Schwazer would have needed a doctor's help with the substance, he added, but that still doesn't remove the athlete's culpability. At the same time, said Pescante, this incident does not tarnish Schwazer's 2008 gold medal. Schwazer admitted guilt once his coach made the news public, and said it had destroyed his athletic career. "It's better if you don't ask me how I feel.
I made a mistake," Schwazer told ANSA on Monday.
"I wanted to be stronger for this Olympics.
I made a mistake". In a statement, the 28-year-old said his career was over. "I did everything by myself, and thus I assume all of the responsibility for what has happened.

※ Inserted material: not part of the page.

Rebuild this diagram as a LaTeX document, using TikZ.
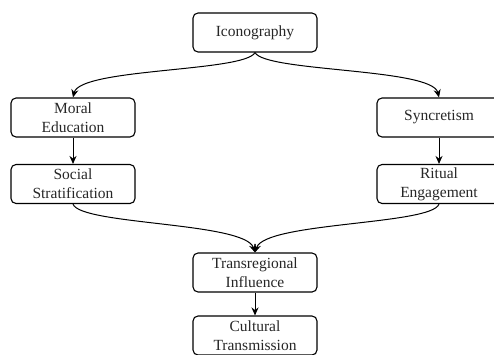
\documentclass[tikz,border=0pt]{standalone}
\usepackage{fontspec}
\setmainfont{Liberation Serif}
\usetikzlibrary{arrows.meta}
\begin{document}
\begin{tikzpicture}[x=1pt,y=1pt,
  box/.style={draw, line width=1.1pt, rounded corners=5pt, minimum width=124pt, minimum height=39pt, inner sep=0pt, align=center, font=\fontsize{15.5}{19}\selectfont, text=black!85},
  arr/.style={line width=1pt, -{Stealth[length=8pt,width=7pt]}}]
\useasboundingbox (0,0) rectangle (494,-354);
\node[box] (ico) at (255,-32.5) {Iconography};
\node[box] (moral) at (73,-117.5) {Moral\\Education};
\node[box] (syn) at (439,-117.5) {Syncretism};
\node[box] (soc) at (73,-184) {Social\\Stratification};
\node[box] (rit) at (439,-184) {Ritual\\Engagement};
\node[box] (trans) at (255,-272.5) {Transregional\\Influence};
\node[box] (cult) at (255,-335.5) {Cultural\\Transmission};
\draw[arr] (ico.south) .. controls (245,-72) and (80,-68) .. (moral.north);
\draw[arr] (ico.south) .. controls (265,-72) and (432,-68) .. (syn.north);
\draw[arr] (moral) -- (soc);
\draw[arr] (syn) -- (rit);
\draw[arr] (soc.south) .. controls (80,-225) and (245,-222) .. (trans.north);
\draw[arr] (rit.south) .. controls (432,-225) and (265,-222) .. (trans.north);
\draw[arr] (trans) -- (cult);
\end{tikzpicture}
\end{document}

Today my life in athletics is over". His coach dismissed those comments, telling ANSA that the defending champ needed to "grow up and change his life" after the news of his drug test and subsequent expulsion surfaced. "I didn't even want to ask him why he did it.
There is no justification.
At 28, you're a man, not a child." Another former gold medalist suggested the pressure on a champion to win again is intense, but that is no excuse. "He made a mistake, but he wasn't alone," Abdon Pamich, who won the Italian team a gold medal in the 50km event in the 1964 Tokyo Olympics, told ANSA. "After the gold in Beijing, things had changed.
Maybe he couldn't withstand the responsibilities and was afraid of defeat". A police officer and former ice-hockey player from the northern Italian town of Vitipeno, Schwazer set an Olympic record four years ago in Beijing by covering the longest race in the athletics program in three hours, 37 minutes and nine seconds.
His girlfriend is Italy's figure-skating world champion Carolina Kostner. Schwazer is to speak at a press conference Wednesday in Bolzano.